5. Managing Marketplace Payments
In some co-lending scenarios, particularly in sectors like e-commerce or fintech, borrowers use loan funds to facilitate marketplace payments, such as vendor payments or processing payments to customers. Without a centralized escrow solution, managing these payments can become complicated, leading to potential delays or mismatches in fund allocation. Escrow accounts ensure that marketplace payments are processed smoothly, tracking all transactions and automating the distribution of funds to the right parties—whether it's between the bank, NBFC, vendors, or the marketplace itself.
How Castler Transforms Co-Lending with Its Escrow Solutions
As the leading escrow platform in India, Castler is at the forefront of offering innovative, secure, and customized escrow solutions for co-lending. Here's how Castler addresses the common challenges in co-lending:
1. Automation and Accuracy
Castler’s platform automates the entire process—from pooling funds to disbursing loans and managing repayments. This ensures that every stage of the co-lending process is handled accurately, with minimal room for error. The system also automatically distributes borrower payments based on the pre-agreed ratios between the bank and NBFC.
2. Real-Time Transparency
Lenders can track the status of every transaction in real-time, from fund pooling to borrower repayments. This transparency builds trust between lenders and ensures that both parties are always on the same page. Castler’s escrow platform automates key financial processes, including core payments like loan disbursals, borrower repayments, and vendor payouts, ensuring a seamless and secure transaction flow.
3. Customizable Solutions
Co-lending agreements vary from one co-lending partnership to another, with different loan ratios, terms, and conditions. Castler offers customizable escrow solutions that can be tailored to the specific requirements of each co-lending arrangement, whether it's an 80:20 split or a 50:50 partnership.
4. Regulatory Assurance
Castler ensures that all escrow transactions are compliant with the latest regulations, offering peace of mind to banks and NBFCs alike. The platform also generates reports that can be used for regulatory filings, making compliance a seamless part of the process.
5. Risk Mitigation
As a neutral third party, Castler mitigates the risk of fund mismanagement, ensuring that all transactions are executed securely and according to the agreed terms. This reduces the likelihood of disputes between lending partners and provides a transparent audit trail, as well as the risk of fraud.
6. Lending Disbursals Solution
One of the key challenges in co-lending is ensuring timely and accurate disbursement of loan amounts from multiple lenders. Any delay or mismanagement in this stage can disrupt the entire loan process and affect the borrower’s ability to meet their financial needs. Castler’s escrow platform provides an efficient Lending Disbursals Solution that automates the release of funds based on pre-agreed terms between the bank and NBFC. This solution ensures that the loan disbursal is transparent, timely, and error-free, minimizing operational risk and ensuring that borrowers receive their funds without delay.

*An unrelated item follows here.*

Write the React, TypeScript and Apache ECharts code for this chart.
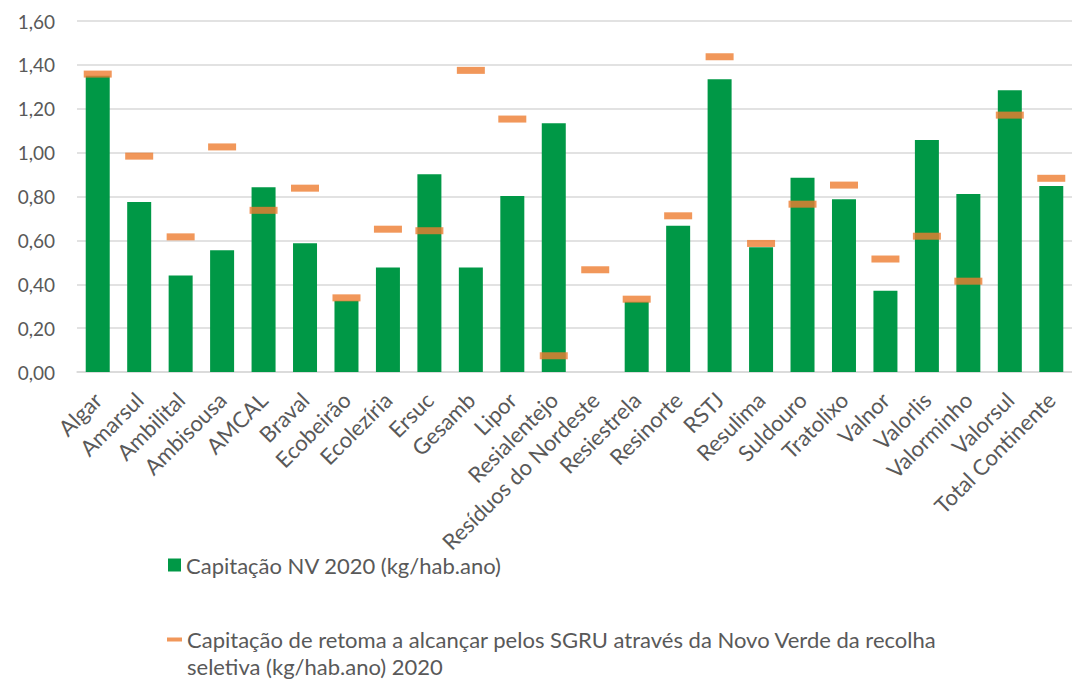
import React, { useEffect, useRef } from "react";
import * as echarts from "echarts";

const categories = [
  "Algar", "Amarsul", "Ambilital", "Ambisousa", "AMCAL", "Braval", "Ecobeirão",
  "Ecolezíria", "Ersuc", "Gesamb", "Lipor", "Resialentejo", "Resíduos do Nordeste",
  "Resiestrela", "Resinorte", "RSTJ", "Resulima", "Suldouro", "Tratolixo", "Valnor",
  "Valorlis", "Valorminho", "Valorsul", "Total Continente",
];

const capitacaoNV2020 = [
  1.35, 0.775, 0.44, 0.555, 0.842, 0.587, 0.325, 0.476, 0.901, 0.476, 0.802, 1.134,
  0, 0.32, 0.667, 1.334, 0.569, 0.885, 0.787, 0.37, 1.058, 0.811, 1.284, 0.848,
];

const capitacaoRetoma2020 = [
  1.358, 0.984, 0.616, 1.026, 0.737, 0.838, 0.338, 0.651, 0.644, 1.375, 1.153, 0.074,
  0.466, 0.332, 0.712, 1.437, 0.586, 0.765, 0.852, 0.515, 0.619, 0.414, 1.171, 0.883,
];

const yTicks = { min: 0, max: 1.6, interval: 0.2 };

const barName = "Capitação NV 2020 (kg/hab.ano)";
const markerName =
  "Capitação de retoma a alcançar pelos SGRU através da Novo Verde da recolha seletiva (kg/hab.ano) 2020";

const FONT = "Lato";
const TEXT_COLOR = "#595959";

export default function App() {
  const ref = useRef<HTMLDivElement>(null);

  useEffect(() => {
    if (!ref.current) return;
    const chart = echarts.init(ref.current, null, { renderer: "svg" });
    chart.setOption({
      animation: false,
      backgroundColor: "#ffffff",
      textStyle: { fontFamily: FONT },
      grid: { left: 77, top: 21, width: 1000, height: 351, containLabel: false },
      xAxis: {
        type: "category",
        data: categories,
        axisLine: { lineStyle: { color: "#d9d9d9", width: 1.5 } },
        axisTick: { show: false },
        axisLabel: {
          interval: 0,
          rotate: 45,
          fontSize: 22,
          color: TEXT_COLOR,
          fontFamily: FONT,
          margin: 24,
        },
      },
      yAxis: {
        type: "value",
        min: yTicks.min,
        max: yTicks.max,
        interval: yTicks.interval,
        axisLine: { show: false },
        axisTick: { show: false },
        splitLine: { lineStyle: { color: "#d9d9d9", width: 1.5 } },
        axisLabel: {
          fontSize: 19,
          color: TEXT_COLOR,
          fontFamily: FONT,
          margin: 22,
          formatter: (v: number) => v.toFixed(2).replace(".", ","),
        },
      },
      legend: [
        {
          data: [barName],
          left: 168,
          top: 552,
          padding: 0,
          itemWidth: 13,
          itemHeight: 13,
          icon: "rect",
          textStyle: { fontSize: 22, lineHeight: 26, color: TEXT_COLOR, fontFamily: FONT },
        },
        {
          data: [markerName],
          left: 167,
          top: 599,
          padding: 0,
          itemWidth: 15,
          itemHeight: 4,
          icon: "rect",
          formatter: () =>
            "\nCapitação de retoma a alcançar pelos SGRU através da Novo Verde da recolha\nseletiva (kg/hab.ano) 2020",
          textStyle: {
            fontSize: 22,
            color: TEXT_COLOR,
            fontFamily: FONT,
            lineHeight: 27,
          },
        },
      ],
      series: [
        {
          name: barName,
          type: "bar",
          data: capitacaoNV2020,
          barWidth: 24,
          itemStyle: { color: "#009846" },
        },
        {
          name: markerName,
          type: "scatter",
          data: capitacaoRetoma2020,
          symbol: "rect",
          symbolSize: [28, 7],
          itemStyle: { color: "#ED7D31" },
          z: 5,
        },
      ],
    });
    return () => chart.dispose();
  }, []);

  return (
    <div
      ref={ref}
      style={{ position: "fixed", left: 0, top: 0, width: 1072, height: 682 }}
    />
  );
}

7. Protection Against Fraudulent Payments
One of the major concerns in co-lending is the risk of fraudulent payments or mismanagement of funds, which can affect both lenders and borrowers. Castler’s escrow platform adds an additional layer of security by acting as a neutral third party to manage and monitor all financial transactions. By centralizing fund disbursement and borrower repayments, the platform helps mitigate the risk of fraudulent payments, ensuring that all transactions adhere to the agreed-upon terms. With real-time tracking and automated payment verification, Castler provides peace of mind by securing every transaction against potential fraud.
8. API Integration for Seamless Co-Lending Operations
To further enhance the efficiency of co-lending operations, Castler offers API integration, enabling seamless connectivity between banks, NBFCs, and the escrow platform. This integration allows all parties to automate key processes such as fund disbursement, repayment tracking, and compliance management. With API integration, lenders can easily pull real-time data, track transactions, and ensure that all financial activities are synchronized between their internal systems and Castler’s escrow platform. This eliminates the need for manual intervention, reduces errors, and ensures smooth operations throughout the co-lending lifecycle.

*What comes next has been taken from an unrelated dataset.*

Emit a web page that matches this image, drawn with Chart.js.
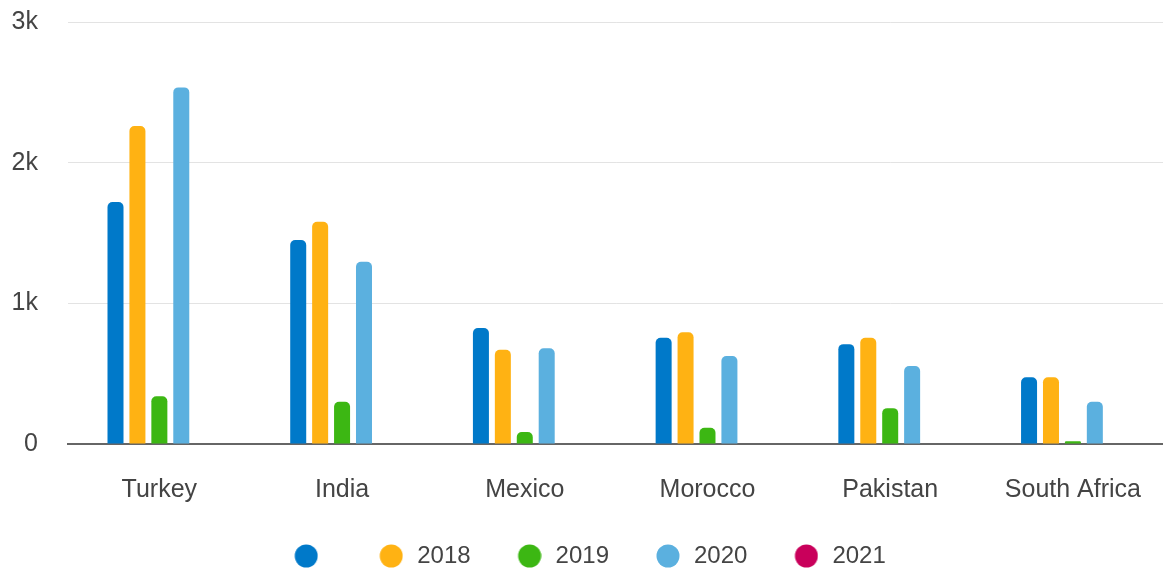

Why Castler is the Best Escrow Solution for Co-Lending
In the complex world of co-lending, the right escrow service can make all the difference. Castler stands out as the premier escrow service provider as a co-lending platform for several reasons:
Advanced technology that automates and simplifies co-lending operations.
Customized solutions to meet the specific needs of each co-lending agreement.
Full regulatory compliance, ensuring that your co-lending transactions adhere to all legal requirements.
Risk reduction by acting as a neutral third party, minimizing the possibility of disputes or errors in fund management.
Conclusion: The Future of Co-Lending is Secure with Escrow
Castler – The One-Stop Solution for Co-Lending success. As the co-lending model grows in popularity, managing multiple stakeholders, payments, and compliance requirements becomes increasingly complex. Castler provides a one-stop solution that simplifies every aspect of the co-lending process—from fund pooling and loan disbursals to borrower repayments and compliance tracking. By offering a comprehensive escrow platform, Castler ensures that all your co-lending needs are met in one place, eliminating the hassle of coordinating between multiple systems and ensuring seamless, transparent operations.
With Castler, financial institutions can take full advantage of co-lending without worrying about the complexities of fund management. Castler’s state-of-the-art escrow solutions offer automation, transparency, and security, ensuring that co-lending becomes a seamless and efficient process while avoiding fraud in payouts.
As co-lending continues to grow, the role of escrow will become even more critical in managing the risks and operational challenges. Castler is ready to lead the way.